I did push myself, though.  I was afraid that if I didn't it would be too easy for me not to write tomorrow, or the next day.  I need to keep going, even if it is only a little bit at a time.  Sore throat be damned, I was going to write something.  Or else I only ended up writing because Jordan helped me pick out numbing throat lozenges... grateful as I am I'd like to think I would have written anyway.

I think I got past the tricky spot in the story.  The hangover comparison helped, or it at least satisfied me enough that I didn't feel too much nagging at me to fix it.  I've got something for now, and I'll fix it during future edits.  Right now I'm very much looking forward to my main character realizing something is completely wrong and starting to put the pieces together.  I've only just started that.  I won't need to be skipping scenes for a while.

My one concern now deals with my ending.  Luckily I've got a long way to go before I have to write it, so I can think about how I can make it better... but there isn't really any major way I can change it.  I've been discussing it with my writing buddy, and she agrees that there isn't really any other way to end it... but I want something happier.  It's a little more bittersweet than I wanted.  But hey, I've read other books with much sadder endings than mine, and I still loved them.  I'll just have to be super careful when I finally get to that stage of my novel.

I'd write more but my computer screen is giving me a headache.

words written today: ~1,100 words
total word count: 3,550 (1/25 of the way to 90,000!)

Thursday, May 3, 2012

NaNoWriMo Writing Group

So I've attended my first writing group session.  I went to the bookstore with my laptop but at first couldn't even figure out who were the NaNoWriMo-ers.  I should have expected it'd be a favored spot for students studying for their finals.  There were laptops everywhere.  Turns out I missed the sign that clearly displayed the NaNo symbol.  I was intimidated at first (let's face it, all of them have much more experience than I have), but everyone was extremely welcoming.  A few of the people had already written several full-length books and novellas (at various stages of editing and revisions) and a few have self-published books available.
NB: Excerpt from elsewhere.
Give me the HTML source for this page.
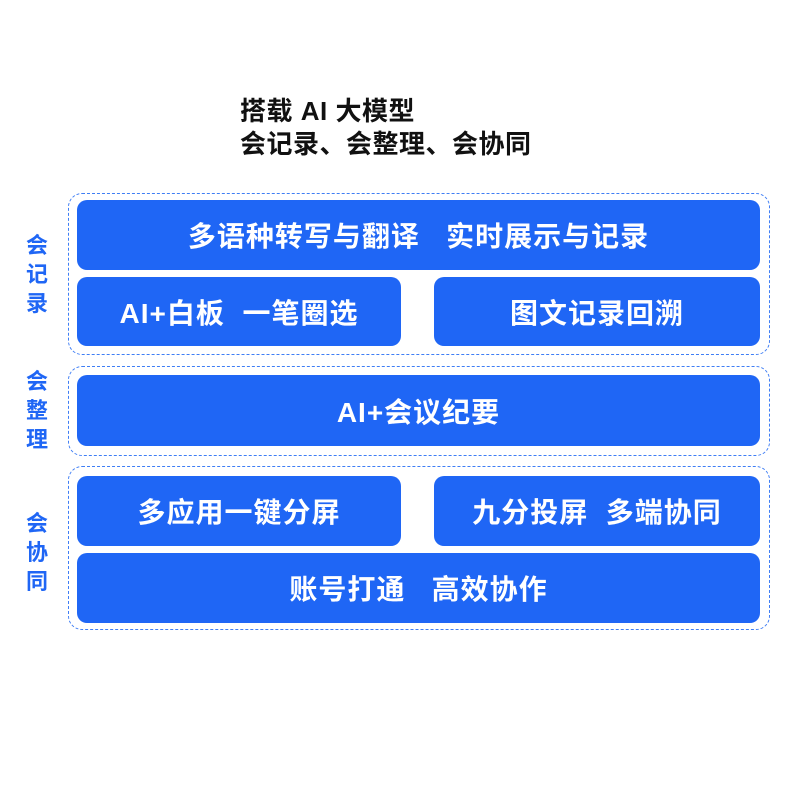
<!DOCTYPE html>
<html><head><meta charset="utf-8"><style>
body{margin:0;width:800px;height:800px;background:#fff;position:relative;font-family:"Liberation Sans","Noto Sans CJK SC",sans-serif;overflow:hidden}
.t{position:absolute;left:240px;font-weight:bold;font-size:26px;letter-spacing:0.5px;color:#111;line-height:31px}
.d{position:absolute;left:68px;width:702px;border:1.5px dashed #3f7ef5;border-radius:14px;box-sizing:border-box}
.b{position:absolute;background:#1f66f5;border-radius:10px;color:#fff;font-weight:bold;font-size:28px;letter-spacing:1px;display:flex;align-items:center;justify-content:center;white-space:pre}
.s{position:absolute;left:22px;width:30px;color:#1f66f5;font-weight:bold;font-size:22px;line-height:29px;text-align:center}
</style></head><body>
<div class="t" style="top:96px">搭载 AI 大模型</div>
<div class="t" style="top:129px">会记录、会整理、会协同</div>
<div class="d" style="top:193px;height:162px"></div>
<div class="d" style="top:366px;height:90px"></div>
<div class="d" style="top:466px;height:164px"></div>
<div class="s" style="top:231px">会<br>记<br>录</div>
<div class="s" style="top:367px">会<br>整<br>理</div>
<div class="s" style="top:509px">会<br>协<br>同</div>
<div class="b" style="left:77px;top:200px;width:683px;height:70px">多语种转写与翻译   实时展示与记录</div>
<div class="b" style="left:77px;top:277px;width:324px;height:69px">AI+白板  一笔圈选</div>
<div class="b" style="left:434px;top:277px;width:326px;height:69px">图文记录回溯</div>
<div class="b" style="left:77px;top:375px;width:683px;height:71px">AI+会议纪要</div>
<div class="b" style="left:77px;top:476px;width:324px;height:70px">多应用一键分屏</div>
<div class="b" style="left:434px;top:476px;width:326px;height:70px">九分投屏  多端协同</div>
<div class="b" style="left:77px;top:553px;width:683px;height:70px">账号打通   高效协作</div>
</body></html>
I'm pretty impressed, and would love to reach that point someday.

The particular scene that may have derailed my earlier attempt to write this novel came up at the session.  Considering that I've never woken up from a coma before, I'd had difficulty writing anything I was happy with.  I got a few suggestions that should give me some direction, some of which involved me recalling what it feels like waking up after a night of heavy drinking... or reliving the experience if I need a reminder what it is like.  All for the sake of art, of course.  Seriously though, the comparison a terrible hangover gave me something to work with.  No need to get drunk.  Also on my to-do list: watch Life on Mars and Sliding Doors.  I'm wary of the former because it is a TV series, and those do terrible things to my productivity.  They take too much time and I tend to watch multiple episodes back-to-back.  But, if it might give me some inspiration for my book...

I'd intended to come home afterwards and do some good writing, but by the time I got home, then got my car back from the shop, blah blah blah, I ended up not really having the time.  Whoops.  I swear I've got the best intentions still!  I've been reviewing the notes I'd made on all my characters, and after that I'm going back to coma-scene.  If that fails, I'll just have to accept temporary defeat and come back to it later.  At the very least, the weekend is coming up.  I may be going to a Kentucky Derby party, but other than that I'm hoping I'll get to write.